Given that we agree with the Divisional Court’s disposition as to the effect of a discharge, one could question why we are choosing to criticize the court’s handling of this jurisdictional point. After all, given the Construction Act has relaxed the rule prohibiting appeals from interlocutory orders for matters arising from contracts procured or entered into on or after July 1, 2018, does the interlocutory or final distinction still matter? Can this aspect of the Divisional Court’s decision in JP Gravel essentially be regarded as potentially flawed, but of no significance beyond the immediate parties? We are of the contrary view: appeals from interlocutory orders are permitted by the Construction Act with leave. As such, the distinction between final and interlocutory orders still matters and this aspect of JP Gravel will therefore bear close scrutiny by future courts.
The transition provisions of the Construction Act are gradual. For the next few years there will still be many lien matters before the Court arising from contracts procured or entered into before July 1, 2018 and therefore subject to the Construction Lien Act’s prohibition on interlocutory appeals. The point is far from moot in those cases.
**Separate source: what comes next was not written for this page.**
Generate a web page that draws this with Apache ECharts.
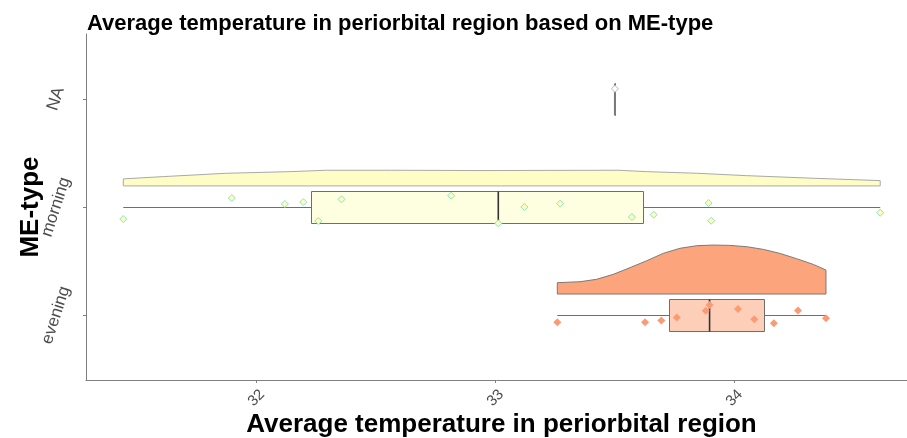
<!DOCTYPE html>
<html><head><meta charset="utf-8">
<script src="https://cdn.jsdelivr.net/npm/echarts@6/dist/echarts.min.js"></script>
<style>html,body{margin:0;padding:0;background:#fff}#c{width:907px;height:438px}</style>
</head><body><div id="c"></div>
<script>
// ---- data ----
const categories = ['evening', 'morning', 'NA'];
const categoryPos = [1, 2, 3];
const xTicks = [32, 33, 34];

const eveningTemps  = [33.259, 33.626, 33.694, 33.759, 33.880, 33.896, 34.015, 34.083, 34.165, 34.266, 34.383];
const eveningJitter = [-0.065, -0.065, -0.050, -0.022, 0.040, 0.093, 0.056, -0.037, -0.074, 0.043, -0.028];

const morningTemps  = [31.443, 31.897, 32.119, 32.196, 32.259, 32.356, 32.815, 33.012, 33.121, 33.271, 33.571, 33.662, 33.892, 33.903, 34.610];
const morningJitter = [-0.111, 0.083, 0.028, 0.046, -0.130, 0.071, 0.105, -0.151, 0.000, 0.031, -0.093, -0.071, 0.037, -0.127, -0.053];

const naTemps  = [33.5];
const naJitter = [0.093];

const eveningDensityX = [33.259, 33.354, 33.423, 33.493, 33.563, 33.633, 33.702, 33.772, 33.842, 33.911, 33.981, 34.051, 34.121, 34.190, 34.260, 34.330, 34.383];
const eveningDensityH = [0.105, 0.114, 0.136, 0.182, 0.244, 0.308, 0.376, 0.423, 0.447, 0.453, 0.450, 0.438, 0.413, 0.376, 0.327, 0.274, 0.222];

const morningDensityX = [31.443, 31.610, 31.875, 32.140, 32.294, 32.566, 32.935, 33.514, 33.633, 33.842, 34.051, 34.330, 34.610];
const morningDensityH = [0.065, 0.086, 0.117, 0.132, 0.145, 0.145, 0.142, 0.145, 0.132, 0.117, 0.095, 0.071, 0.049];

// ---- helpers ----
const FONT = "'Liberation Sans', Arial, sans-serif";
const BOX_HALF = 0.15;
const DENS_OFFSET = 0.195;

function quantile(sorted, p) {
  const h = (sorted.length - 1) * p;
  const lo = Math.floor(h), hi = Math.ceil(h);
  return sorted[lo] + (sorted[hi] - sorted[lo]) * (h - lo);
}
function stats(vals) {
  const s = vals.slice().sort((a, b) => a - b);
  const q1 = quantile(s, 0.25), med = quantile(s, 0.5), q3 = quantile(s, 0.75);
  const iqr = q3 - q1;
  const lo = s.find(v => v >= q1 - 1.5 * iqr);
  const hi = s.slice().reverse().find(v => v <= q3 + 1.5 * iqr);
  return { lo, q1, med, q3, hi };
}
const crisp = v => Math.round(v) + 0.5;

function boxSeries(vals, pos, fill, stroke, medColor, medWidth) {
  const s = stats(vals);
  return {
    type: 'custom', z: 3,
    data: [[s.lo, s.q1, s.med, s.q3, s.hi, pos]],
    encode: { x: [0, 4], y: 5 },
    renderItem(params, api) {
      const y = api.value(5);
      const yc = crisp(api.coord([0, y])[1]);
      const yt = crisp(api.coord([0, y + BOX_HALF])[1]);
      const yb = crisp(api.coord([0, y - BOX_HALF])[1]);
      const xlo = api.coord([api.value(0), y])[0];
      const xq1 = crisp(api.coord([api.value(1), y])[0]);
      const xmd = api.coord([api.value(2), y])[0];
      const xq3 = crisp(api.coord([api.value(3), y])[0]);
      const xhi = api.coord([api.value(4), y])[0];
      const ls = { stroke, lineWidth: 1 };
      return { type: 'group', children: [
        { type: 'line', shape: { x1: xlo, y1: yc, x2: xq1, y2: yc }, style: ls },
        { type: 'line', shape: { x1: xq3, y1: yc, x2: xhi, y2: yc }, style: ls },
        { type: 'rect', shape: { x: xq1, y: yt, width: xq3 - xq1, height: yb - yt }, style: { fill, stroke, lineWidth: 1 } },
        { type: 'line', shape: { x1: xmd, y1: yt, x2: xmd, y2: yb }, style: { stroke: medColor, lineWidth: medWidth } }
      ] };
    }
  };
}

function densitySeries(xs, hs, pos, fill, stroke) {
  const base = pos + DENS_OFFSET;
  return {
    type: 'custom', z: 2,
    data: xs.map((x, i) => [x, base + hs[i]]),
    encode: { x: 0, y: 1 },
    renderItem(params, api) {
      if (params.dataIndex !== 0) return null;
      const pts = [api.coord([xs[0], base])];
      xs.forEach((x, i) => pts.push(api.coord([x, base + hs[i]])));
      pts.push(api.coord([xs[xs.length - 1], base]));
      return { type: 'polygon', shape: { points: pts }, style: { fill, stroke, lineWidth: 1 } };
    }
  };
}

function pointSeries(vals, jit, pos, size, fill, stroke) {
  return {
    type: 'scatter', z: 5,
    symbol: 'diamond', symbolSize: size,
    data: vals.map((v, i) => [v, pos + jit[i]]),
    itemStyle: { color: fill, borderColor: stroke, borderWidth: stroke ? 1 : 0, opacity: 1 },
    emphasis: { disabled: true }
  };
}

const chart = echarts.init(document.getElementById('c'), null, { renderer: 'canvas' });
chart.setOption({
  animation: false,
  backgroundColor: '#ffffff',
  title: {
    text: 'Average temperature in periorbital region based on ME-type',
    left: 82, top: 8,
    textStyle: { fontFamily: FONT, fontSize: 22, fontWeight: 'bold', color: '#000' }
  },
  grid: { left: 86, right: 0, top: 34, bottom: 58, containLabel: false, outerBoundsMode: 'none' },
  xAxis: {
    type: 'value', min: 31.287, max: 34.722,
    splitLine: { show: false },
    axisLine: { show: true, lineStyle: { color: '#7f7f7f', width: 1 } },
    axisTick: { show: true, length: 3, customValues: xTicks, lineStyle: { color: '#7f7f7f' } },
    axisLabel: { customValues: xTicks, rotate: 45, align: 'center', verticalAlign: 'middle',
      fontSize: 15, color: '#4d4d4d', fontFamily: FONT, margin: 18 },
    name: 'Average temperature in periorbital region',
    nameLocation: 'middle', nameGap: 32, nameMoveOverlap: false,
    nameTextStyle: { fontFamily: FONT, fontSize: 26, fontWeight: 'bold', color: '#000', padding: [0, 0, 0, 10] }
  },
  yAxis: {
    type: 'value', min: 0.4, max: 3.6,
    splitLine: { show: false },
    axisLine: { show: true, lineStyle: { color: '#7f7f7f', width: 1 } },
    axisTick: { show: true, length: 3, customValues: categoryPos, lineStyle: { color: '#7f7f7f' } },
    axisLabel: {
      customValues: categoryPos, rotate: 72, align: 'center', verticalAlign: 'middle',
      fontSize: 17, color: '#4d4d4d', fontFamily: FONT, margin: 30,
      formatter: v => categories[categoryPos.indexOf(Math.round(v))]
    },
    name: 'ME-type', nameLocation: 'middle', nameRotate: 90, nameGap: 42, nameMoveOverlap: false,
    nameTextStyle: { fontFamily: FONT, fontSize: 26, fontWeight: 'bold', color: '#000' }
  },
  series: [
    densitySeries(morningDensityX, morningDensityH, 2, '#FFFDC6', '#A9A9A9'),
    densitySeries(eveningDensityX, eveningDensityH, 1, '#FCA47B', '#7a7a7a'),
    boxSeries(morningTemps, 2, '#FEFEE0', '#6e6e6e', '#333333', 1.6),
    boxSeries(eveningTemps, 1, '#FDCFB9', '#6e6e6e', '#333333', 1.6),
    boxSeries(naTemps, 3, '#E0E0E0', '#7a7a7a', '#7a7a7a', 2),
    pointSeries(morningTemps, morningJitter, 2, 7, '#FFFFB3', '#8FE0CF'),
    pointSeries(eveningTemps, eveningJitter, 1, 8, '#FC9A74', null),
    pointSeries(naTemps, naJitter, 3, 7, '#ffffff', '#BBBBBB')
  ]
});
</script></body></html>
For cases that fall under the new Construction Act regime where appeals from interlocutory orders are allowed with leave, it is arguably more important, not less, if the Court is to properly fulfill its gatekeeper function, that the distinction between interlocutory and final orders be well understood and maintained. No doubt, if the Divisional Court decision in JP Gravel stands, it will be used by unsuccessful parties moving for a discharge order to seek an appeal as of right and skip the step of seeking leave. With the greatest of respect, it appears that in affirming Southridge and the irrevocable nature of a discharge, the Divisional Court may have introduced uncertainty into whether an unsuccessful motion to discharge a claim for lien is final or interlocutory. We can anticipate that it will be for a future court to re-examine this issue given that the distinction between interlocutory and final orders remains fundamental to an appeal in an action under the Construction Act.